Mayor Bloomberg was in Albany yesterday with Christine Quinn to pressure State Senators to support a same-sex marriage bill. During meetings with seven Republican Senators, Bloomberg vowed to campaign for any candidate who came out for gay marriage, regardless of how they voted on any other issue. And he made the case that same-sex marriage is “entirely consistent with the G.O.P.’s core values of promoting limited government and individual liberty."
At a press conference, Bloomberg also said, "I just have never thought that it’s the government’s business to get involved in telling people who they should be married to. The longer the Senate obstructs marriage equality, the heavier the price they will pay not only in the history books, but at the polls." The mayor vowed to put at least $100,000 of his own money to the effort. “Marriage equality is going to happen eventually,” Bloomberg said. “It is just not a matter of if. It is purely at this point a matter of when….The longer the Senate obstructs marriage equality the heavier the price they will pay, not only in the history books, but at the polls."
Times columnist Clyde Haberman notes that the promise to campaign on candidates' behalf may not be much of a sweetener; Bloomberg endorsed six Republican candidates for the State Senate last election, and four of them lost. And he's not threatening to cut off campaign donations to those who don't vote his way on gay marriage. "The real world is, you cannot pick one issue and say it’s all or nothing," the mayor said. That strategy disappointed gay Manhattan Democratic Senator Thomas Duane, who told NY1, "I think it’s sad that he’s not making marriage a litmus test for that kind of enormous financial support."
Bloomberg will intensify his same-sex marriage advocacy this month, with a big fundraiser for the cause and a major speech at Cooper Union. And speaking to the press in Lake Placid today, Governor Cuomo said, "I’m doing everything I can." But Cuomo has been heavily criticized for refusing to bring the issue to a vote unless the votes to pass it are secured. (In December 2009, a same-sex marriage bill was voted down by a surprisingly wide margin of 38-to-24, with no Senate Republicans voted in favor.)

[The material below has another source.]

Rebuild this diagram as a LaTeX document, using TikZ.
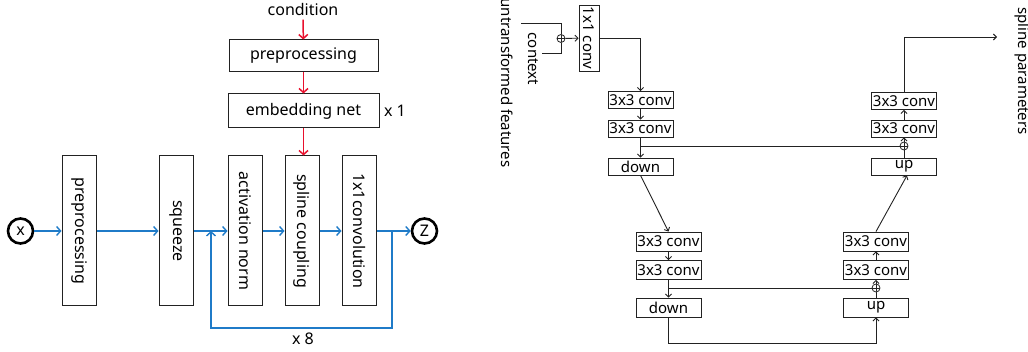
\documentclass[tikz,border=0pt]{standalone}
\usepackage{fontspec}
\setmainfont{Noto Sans}
\usetikzlibrary{arrows.meta,calc}
\definecolor{flowblue}{HTML}{1F7BC8}
\definecolor{condred}{HTML}{E8102D}
\definecolor{ink}{HTML}{222222}
\begin{document}
\begin{tikzpicture}[x=1pt,y=-1pt,
  bigfont/.style={font=\fontsize{16}{19}\selectfont},
  smallfont/.style={font=\fontsize{15}{18}\selectfont},
  bigbox/.style={draw=ink, line width=1pt, inner sep=0pt, bigfont},
  vbox/.style={bigbox, minimum width=34pt, minimum height=150pt},
  smallbox/.style={draw=ink, line width=0.9pt, inner sep=0pt, minimum width=65pt, minimum height=17pt, smallfont},
  lowbox/.style={smallbox, minimum height=19pt},
  circ/.style={circle, draw, line width=2.6pt, minimum size=25pt, inner sep=0pt, bigfont},
  blueflow/.style={draw=flowblue, line width=1.4pt, -{Straight Barb[length=4pt,width=9pt]}},
  blueline/.style={draw=flowblue, line width=1.4pt},
  redflow/.style={draw=condred, line width=1.5pt, -{Straight Barb[length=4pt,width=9pt]}},
  thinline/.style={draw=ink, line width=0.9pt},
  thinarr/.style={thinline, -{Straight Barb[length=3pt,width=6pt]}},
  oplus/.style={circle, draw=ink, line width=0.8pt, minimum size=8pt, inner sep=0pt,
    path picture={\draw[ink, line width=0.8pt] (path picture bounding box.north) -- (path picture bounding box.south)
      (path picture bounding box.west) -- (path picture bounding box.east);}}
]
\useasboundingbox (0,0) rectangle (1028,352);

% ---------------- left diagram ----------------
\node[bigfont] (cond) at (303,10) {condition};
\node[bigbox, minimum width=149pt, minimum height=32pt] (cpre) at (303.5,56) {preprocessing};
\node[bigbox, minimum width=151pt, minimum height=34pt] (emb) at (303.5,111) {embedding net};
\node[bigfont] (xone) at (395,111) {x 1};

\node[vbox] (pre) at (79,231) {\rotatebox{-90}{preprocessing}};
\node[vbox] (sq) at (176,231) {\rotatebox{-90}{squeeze}};
\node[vbox] (act) at (245,231) {\rotatebox{-90}{activation norm}};
\node[vbox] (spl) at (302,231) {\rotatebox{-90}{spline coupling}};
\node[vbox] (cnv) at (359,231) {\rotatebox{-90}{1x1convolution}};

\node[circ] (x) at (20.5,231) {x};
\node[circ] (z) at (424.5,231) {Z};

\draw[redflow] (cond) -- (cpre);
\draw[redflow] (cpre) -- (emb);
\draw[redflow] (emb.south) -- (emb.south |- spl.north);

\draw[blueflow] (x) -- (pre);
\draw[blueflow] (pre) -- (sq);
\draw[blueflow] (sq) -- (act);
\draw[blueflow] (act) -- (spl);
\draw[blueflow] (spl) -- (cnv);
\draw[blueflow] (cnv) -- (z);

\coordinate (lr) at (392,231);
\coordinate (lrb) at (392,328);
\coordinate (llb) at (211,328);
\coordinate (ll) at (211,231);
\draw[blueflow] (lr) -- (lrb) -- (llb) -- (ll);
\node[bigfont] (xeight) at (303,339) {x 8};

% ---------------- right diagram ----------------
\node[smallfont, rotate=-90] (uft) at (507,83) {untransformed features};
\node[smallfont, rotate=-90] (ctxt) at (533,59) {context};
\node[smallfont, rotate=-90] (spt) at (1022,71) {spline parameters};

\node[oplus] (op0) at (561,38.5) {};
\node[draw=ink, line width=0.9pt, inner sep=0pt, minimum width=20pt, minimum height=66pt, smallfont] (c11) at (589,38) {\rotatebox{-90}{1x1 conv}};
\coordinate (uf) at (521,23);
\coordinate (ctx) at (542,53);
\draw[thinline] (uf) -| (op0.north);
\draw[thinline] (ctx) -| (op0.south);
\draw[thinarr] (op0) -- (c11);

% upper left
\node[smallbox] (c1) at (640.5,100) {3x3 conv};
\node[smallbox] (c2) at (640.5,128.5) {3x3 conv};
\node[smallbox] (dn) at (640.5,166.5) {down};
% upper right
\node[smallbox] (rc1) at (904,101) {3x3 conv};
\node[smallbox] (rc2) at (904,128.5) {3x3 conv};
\node[oplus] (op1) at (904,146) {};
\node[smallbox] (up) at (904,166.5) {up};
% lower left
\node[lowbox] (lc1) at (668.5,241.5) {3x3 conv};
\node[lowbox] (lc2) at (668.5,270) {3x3 conv};
\node[lowbox] (ldn) at (668.5,307.5) {down};
% lower right
\node[lowbox] (lrc1) at (876,241.5) {3x3 conv};
\node[lowbox] (lrc2) at (876,270) {3x3 conv};
\node[oplus] (op2) at (876,288) {};
\node[lowbox] (lup) at (876,307.5) {up};

\draw[thinarr] (c11.east |- op0) -| (c1.north);
\draw[thinarr] (c1) -- (c2);
\draw[thinarr] (c2) -- (dn);
\coordinate (s1) at (c2.south |- op1);
\draw[thinline] (s1) -- (op1);
\draw[thinarr] (dn.south) -- (lc1.north);
\draw[thinarr] (lc1) -- (lc2);
\draw[thinarr] (lc2) -- (ldn);
\coordinate (s2) at (lc2.south |- op2);
\draw[thinline] (s2) -- (op2);
\coordinate (bl) at (668.5,343);
\draw[thinarr] (ldn.south) -- (bl) -| (lup.south);
\draw[thinline] (lup) -- (op2);
\draw[thinarr] (op2) -- (lrc2);
\draw[thinarr] (lrc2) -- (lrc1);
\coordinate (upin) at ($(up.south)+(3,0)$);
\draw[thinarr] (lrc1.north) -- (upin);
\draw[thinline] (up) -- (op1);
\draw[thinarr] (op1) -- (rc2);
\draw[thinarr] (rc2) -- (rc1);
\coordinate (outt) at (997,37);
\draw[thinarr] (rc1.north) |- (outt);
\end{tikzpicture}
\end{document}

"Any Governor that is capable of getting a budget—and a conservative budget at that—passed on time has the power to secure passage of the Marriage Equality bill,” Allen Roskoff of Jim Owles Liberal Democratic Club, tells the Daily News. “If he can’t get it done, then we’ll know that he has been paying nothing but lip service to our rights—just like Mayor Mike Bloomberg, who practically owns the Republicans in the Senate after the millions he has given them but has yet to produce a single vote for the bill."